With another Kilauea eruption on pause, geologists are unsure when the volcano will resume activity.
The latest eruption, which began June 8, petered to a halt just 12 days later on Monday evening, but scientists at the Hawaiian Volcano Observatory aren’t officially calling it pau just yet.
“Deciding whether it’s over is a dynamic question,” HVO geologist Mike Zoeller said Wednesday. “It depends on the readings we get. If we get get more inflation at the summit, that could indicate that it’s going to start up again soon. If it levels off, that could mean it’s calming down, that sort of thing.

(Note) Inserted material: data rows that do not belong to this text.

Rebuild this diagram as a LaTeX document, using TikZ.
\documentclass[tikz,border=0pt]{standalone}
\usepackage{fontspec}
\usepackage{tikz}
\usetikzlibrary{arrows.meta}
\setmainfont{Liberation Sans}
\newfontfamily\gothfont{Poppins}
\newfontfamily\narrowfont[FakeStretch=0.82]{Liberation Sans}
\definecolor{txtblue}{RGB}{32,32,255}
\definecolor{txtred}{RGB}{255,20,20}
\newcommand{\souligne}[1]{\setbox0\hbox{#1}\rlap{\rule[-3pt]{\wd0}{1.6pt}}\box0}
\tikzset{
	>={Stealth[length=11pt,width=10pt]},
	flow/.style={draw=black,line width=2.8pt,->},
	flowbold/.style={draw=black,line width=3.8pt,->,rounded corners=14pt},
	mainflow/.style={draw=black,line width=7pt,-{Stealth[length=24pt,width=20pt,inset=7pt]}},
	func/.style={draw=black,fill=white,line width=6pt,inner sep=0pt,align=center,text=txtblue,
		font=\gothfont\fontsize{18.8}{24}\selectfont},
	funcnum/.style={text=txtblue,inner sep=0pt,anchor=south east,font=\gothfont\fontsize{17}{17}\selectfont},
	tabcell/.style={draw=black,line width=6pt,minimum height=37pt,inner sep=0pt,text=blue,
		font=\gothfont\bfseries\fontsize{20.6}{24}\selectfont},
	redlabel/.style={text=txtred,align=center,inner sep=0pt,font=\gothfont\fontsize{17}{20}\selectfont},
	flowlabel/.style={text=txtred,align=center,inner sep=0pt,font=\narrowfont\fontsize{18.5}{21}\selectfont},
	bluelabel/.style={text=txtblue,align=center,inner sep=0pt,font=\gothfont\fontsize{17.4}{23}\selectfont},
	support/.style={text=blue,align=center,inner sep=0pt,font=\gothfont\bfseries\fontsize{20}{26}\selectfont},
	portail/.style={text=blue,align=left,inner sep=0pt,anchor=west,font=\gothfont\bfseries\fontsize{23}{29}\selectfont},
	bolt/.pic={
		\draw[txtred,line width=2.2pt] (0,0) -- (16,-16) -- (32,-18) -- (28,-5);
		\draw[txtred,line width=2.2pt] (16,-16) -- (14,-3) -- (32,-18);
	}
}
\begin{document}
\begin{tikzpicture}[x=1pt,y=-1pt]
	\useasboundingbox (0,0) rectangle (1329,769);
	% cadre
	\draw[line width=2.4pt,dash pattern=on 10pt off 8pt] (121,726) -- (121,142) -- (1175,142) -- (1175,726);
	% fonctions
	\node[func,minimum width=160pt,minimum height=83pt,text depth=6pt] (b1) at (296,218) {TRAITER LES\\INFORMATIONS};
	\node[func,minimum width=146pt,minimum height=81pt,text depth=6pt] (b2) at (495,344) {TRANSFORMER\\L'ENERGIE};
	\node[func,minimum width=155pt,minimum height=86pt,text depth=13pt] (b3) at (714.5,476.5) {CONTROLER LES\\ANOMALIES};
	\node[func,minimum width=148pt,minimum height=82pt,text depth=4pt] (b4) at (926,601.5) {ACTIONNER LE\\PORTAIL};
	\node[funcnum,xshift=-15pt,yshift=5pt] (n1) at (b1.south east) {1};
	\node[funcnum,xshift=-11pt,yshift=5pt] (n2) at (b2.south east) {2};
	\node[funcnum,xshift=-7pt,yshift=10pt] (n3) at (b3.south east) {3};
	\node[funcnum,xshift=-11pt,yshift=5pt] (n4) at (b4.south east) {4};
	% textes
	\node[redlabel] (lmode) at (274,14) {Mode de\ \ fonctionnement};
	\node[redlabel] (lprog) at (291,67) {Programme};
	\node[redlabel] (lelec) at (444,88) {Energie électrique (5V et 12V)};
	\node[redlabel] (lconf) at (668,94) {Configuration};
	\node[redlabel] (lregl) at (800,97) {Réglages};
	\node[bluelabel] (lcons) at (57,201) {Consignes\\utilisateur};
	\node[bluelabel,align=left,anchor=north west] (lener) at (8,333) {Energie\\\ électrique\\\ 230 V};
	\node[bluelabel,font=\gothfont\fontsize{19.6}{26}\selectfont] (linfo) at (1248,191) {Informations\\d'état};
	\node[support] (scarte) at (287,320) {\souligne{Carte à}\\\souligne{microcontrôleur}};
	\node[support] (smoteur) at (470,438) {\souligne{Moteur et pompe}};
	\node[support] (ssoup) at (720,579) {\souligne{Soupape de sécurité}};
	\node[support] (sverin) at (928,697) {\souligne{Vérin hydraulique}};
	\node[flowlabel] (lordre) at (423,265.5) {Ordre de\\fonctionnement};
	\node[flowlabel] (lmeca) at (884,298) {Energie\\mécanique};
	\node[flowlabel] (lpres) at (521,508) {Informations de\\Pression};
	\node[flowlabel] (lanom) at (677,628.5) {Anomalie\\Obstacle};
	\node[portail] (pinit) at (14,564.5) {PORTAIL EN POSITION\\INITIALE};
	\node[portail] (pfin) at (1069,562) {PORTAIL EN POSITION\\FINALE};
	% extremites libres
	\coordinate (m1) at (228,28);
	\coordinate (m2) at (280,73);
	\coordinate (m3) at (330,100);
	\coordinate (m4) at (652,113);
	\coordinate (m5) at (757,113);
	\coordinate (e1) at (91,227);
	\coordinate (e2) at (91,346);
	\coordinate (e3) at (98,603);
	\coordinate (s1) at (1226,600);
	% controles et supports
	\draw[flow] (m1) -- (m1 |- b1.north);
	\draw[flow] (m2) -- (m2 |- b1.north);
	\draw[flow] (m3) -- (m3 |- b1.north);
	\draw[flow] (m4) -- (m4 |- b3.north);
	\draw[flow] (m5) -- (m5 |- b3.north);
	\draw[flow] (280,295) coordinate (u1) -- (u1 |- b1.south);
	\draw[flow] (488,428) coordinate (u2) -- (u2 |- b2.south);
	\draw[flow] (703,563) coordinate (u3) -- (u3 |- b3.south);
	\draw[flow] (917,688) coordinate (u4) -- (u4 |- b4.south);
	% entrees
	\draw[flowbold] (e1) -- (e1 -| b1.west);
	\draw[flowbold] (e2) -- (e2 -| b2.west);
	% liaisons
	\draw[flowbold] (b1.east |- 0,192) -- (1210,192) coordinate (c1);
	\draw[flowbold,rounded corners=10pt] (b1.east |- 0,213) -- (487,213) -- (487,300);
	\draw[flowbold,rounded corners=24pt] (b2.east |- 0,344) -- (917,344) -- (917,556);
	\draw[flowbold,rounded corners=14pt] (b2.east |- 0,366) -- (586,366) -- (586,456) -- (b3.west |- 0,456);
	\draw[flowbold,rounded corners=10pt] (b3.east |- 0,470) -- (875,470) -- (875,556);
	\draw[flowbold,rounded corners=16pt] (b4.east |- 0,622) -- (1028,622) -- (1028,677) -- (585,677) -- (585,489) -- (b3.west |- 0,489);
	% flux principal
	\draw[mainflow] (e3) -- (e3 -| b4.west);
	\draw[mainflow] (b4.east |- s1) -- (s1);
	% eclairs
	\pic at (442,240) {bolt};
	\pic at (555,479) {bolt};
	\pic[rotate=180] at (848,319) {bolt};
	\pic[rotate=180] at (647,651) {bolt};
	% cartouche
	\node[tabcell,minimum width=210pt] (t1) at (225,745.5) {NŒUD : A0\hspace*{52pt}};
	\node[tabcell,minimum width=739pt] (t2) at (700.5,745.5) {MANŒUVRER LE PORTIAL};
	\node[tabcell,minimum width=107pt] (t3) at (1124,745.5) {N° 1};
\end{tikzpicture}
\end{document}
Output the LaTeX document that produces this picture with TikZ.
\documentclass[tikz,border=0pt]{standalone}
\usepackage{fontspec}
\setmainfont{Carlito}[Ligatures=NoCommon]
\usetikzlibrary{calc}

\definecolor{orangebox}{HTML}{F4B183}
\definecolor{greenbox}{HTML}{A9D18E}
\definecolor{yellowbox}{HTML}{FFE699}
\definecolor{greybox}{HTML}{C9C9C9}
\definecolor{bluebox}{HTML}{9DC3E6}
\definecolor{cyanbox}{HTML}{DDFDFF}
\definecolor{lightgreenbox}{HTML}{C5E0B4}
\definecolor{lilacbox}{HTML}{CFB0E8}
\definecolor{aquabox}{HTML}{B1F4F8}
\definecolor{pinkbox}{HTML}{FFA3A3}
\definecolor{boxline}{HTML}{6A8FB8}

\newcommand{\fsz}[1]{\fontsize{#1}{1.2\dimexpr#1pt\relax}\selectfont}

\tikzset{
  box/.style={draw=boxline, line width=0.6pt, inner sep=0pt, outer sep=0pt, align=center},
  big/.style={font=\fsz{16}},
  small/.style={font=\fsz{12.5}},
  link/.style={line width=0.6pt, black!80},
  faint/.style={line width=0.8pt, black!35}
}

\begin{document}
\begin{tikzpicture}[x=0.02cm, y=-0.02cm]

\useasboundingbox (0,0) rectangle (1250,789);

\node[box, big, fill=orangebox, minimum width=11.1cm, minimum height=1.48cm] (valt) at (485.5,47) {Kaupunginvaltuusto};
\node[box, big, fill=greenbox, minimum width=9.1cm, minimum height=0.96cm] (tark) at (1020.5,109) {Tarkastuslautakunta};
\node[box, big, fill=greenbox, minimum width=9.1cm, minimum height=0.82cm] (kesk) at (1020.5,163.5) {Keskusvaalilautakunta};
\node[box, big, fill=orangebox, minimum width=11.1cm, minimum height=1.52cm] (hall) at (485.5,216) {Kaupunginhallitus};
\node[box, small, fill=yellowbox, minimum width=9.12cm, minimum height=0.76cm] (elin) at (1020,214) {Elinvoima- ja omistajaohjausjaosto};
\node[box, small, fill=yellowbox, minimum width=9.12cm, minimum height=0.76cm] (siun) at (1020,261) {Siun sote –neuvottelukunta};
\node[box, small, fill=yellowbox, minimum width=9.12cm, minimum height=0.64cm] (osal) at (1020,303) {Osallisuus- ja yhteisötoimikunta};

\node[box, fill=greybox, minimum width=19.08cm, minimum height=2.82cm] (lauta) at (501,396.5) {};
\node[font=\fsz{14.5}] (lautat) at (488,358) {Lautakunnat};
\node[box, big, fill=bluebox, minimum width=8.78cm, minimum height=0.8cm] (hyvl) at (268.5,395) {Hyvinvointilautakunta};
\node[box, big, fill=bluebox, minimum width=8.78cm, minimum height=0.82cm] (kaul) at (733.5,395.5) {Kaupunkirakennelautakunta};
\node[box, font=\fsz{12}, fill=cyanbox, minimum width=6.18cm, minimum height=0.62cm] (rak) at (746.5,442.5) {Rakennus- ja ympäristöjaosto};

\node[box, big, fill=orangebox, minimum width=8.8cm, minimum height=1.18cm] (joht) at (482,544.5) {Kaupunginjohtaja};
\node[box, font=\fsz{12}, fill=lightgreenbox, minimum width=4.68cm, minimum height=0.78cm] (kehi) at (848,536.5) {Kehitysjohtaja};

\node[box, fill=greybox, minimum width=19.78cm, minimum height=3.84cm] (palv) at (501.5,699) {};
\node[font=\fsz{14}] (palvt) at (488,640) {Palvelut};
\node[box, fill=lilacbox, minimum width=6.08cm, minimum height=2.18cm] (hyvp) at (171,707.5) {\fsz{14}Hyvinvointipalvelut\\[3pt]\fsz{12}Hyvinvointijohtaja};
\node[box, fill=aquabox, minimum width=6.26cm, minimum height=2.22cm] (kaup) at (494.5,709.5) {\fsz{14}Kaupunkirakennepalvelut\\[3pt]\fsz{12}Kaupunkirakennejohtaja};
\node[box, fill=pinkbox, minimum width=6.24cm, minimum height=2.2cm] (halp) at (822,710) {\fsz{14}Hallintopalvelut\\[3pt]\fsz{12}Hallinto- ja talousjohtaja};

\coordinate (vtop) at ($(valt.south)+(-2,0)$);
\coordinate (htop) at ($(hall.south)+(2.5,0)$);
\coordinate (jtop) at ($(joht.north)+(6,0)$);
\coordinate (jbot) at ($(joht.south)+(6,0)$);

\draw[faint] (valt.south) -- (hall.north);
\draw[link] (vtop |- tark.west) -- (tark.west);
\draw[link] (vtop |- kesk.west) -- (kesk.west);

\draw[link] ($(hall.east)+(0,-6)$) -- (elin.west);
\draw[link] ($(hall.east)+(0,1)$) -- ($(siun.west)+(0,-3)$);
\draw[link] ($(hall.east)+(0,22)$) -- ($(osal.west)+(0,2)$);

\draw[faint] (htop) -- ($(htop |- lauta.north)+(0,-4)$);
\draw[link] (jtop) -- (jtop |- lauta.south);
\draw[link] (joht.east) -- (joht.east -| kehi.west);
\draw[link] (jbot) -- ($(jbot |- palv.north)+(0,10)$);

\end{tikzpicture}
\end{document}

“Right now, we’re not seeing any indications of the eruption restarting,” Zoeller said. “But if it does restart, it could happen weeks or months later, or it could be a start of a new eruption.”
For the 12 days it was active, the eruption left an impression.
Zoeller said that last weekend generated some of the “most dramatic” eruptive activity seen on the volcano in years, with towering lava plumes and collapsing lava spires. But that activity itself means the pause isn’t unexpected.
“That kind of activity isn’t really sustainable,” Zoeller said, explaining that the rate of lava emission at the summit outstripped the speed at which it could be drawn from the volcano’s magma plumbing.
Even so, Zoeller said, the latest pause came unusually abruptly, with lava and gas emissions still strong throughout Monday before suddenly and rapidly declining that afternoon.
He said geologists have theorized that the pause could have been caused by a clog in the volcanic vent, a theory supported by increased inflation at the summit.
If the eruption is over, it would be one of the shorter Kilauea eruptions of the last century. But Zoeller said that although Kilauea’s longest eruption — the Pu‘u ‘O‘o eruption that lasted from 1983 until 2018 — looms large in people’s memories, the volcano often has had periods of intermittent, smaller eruptions, particularly following more severe events.
“I think this most closely resembles the period people saw after 1924,” Zoeller said, referring to a series of violent collapses of the Halema‘uma‘u caldera floor nearly a century ago, which was followed in subsequent years by similar shorter-scale eruptions.
“These eruptions today are emitting more than they did, but it looks a lot similar.”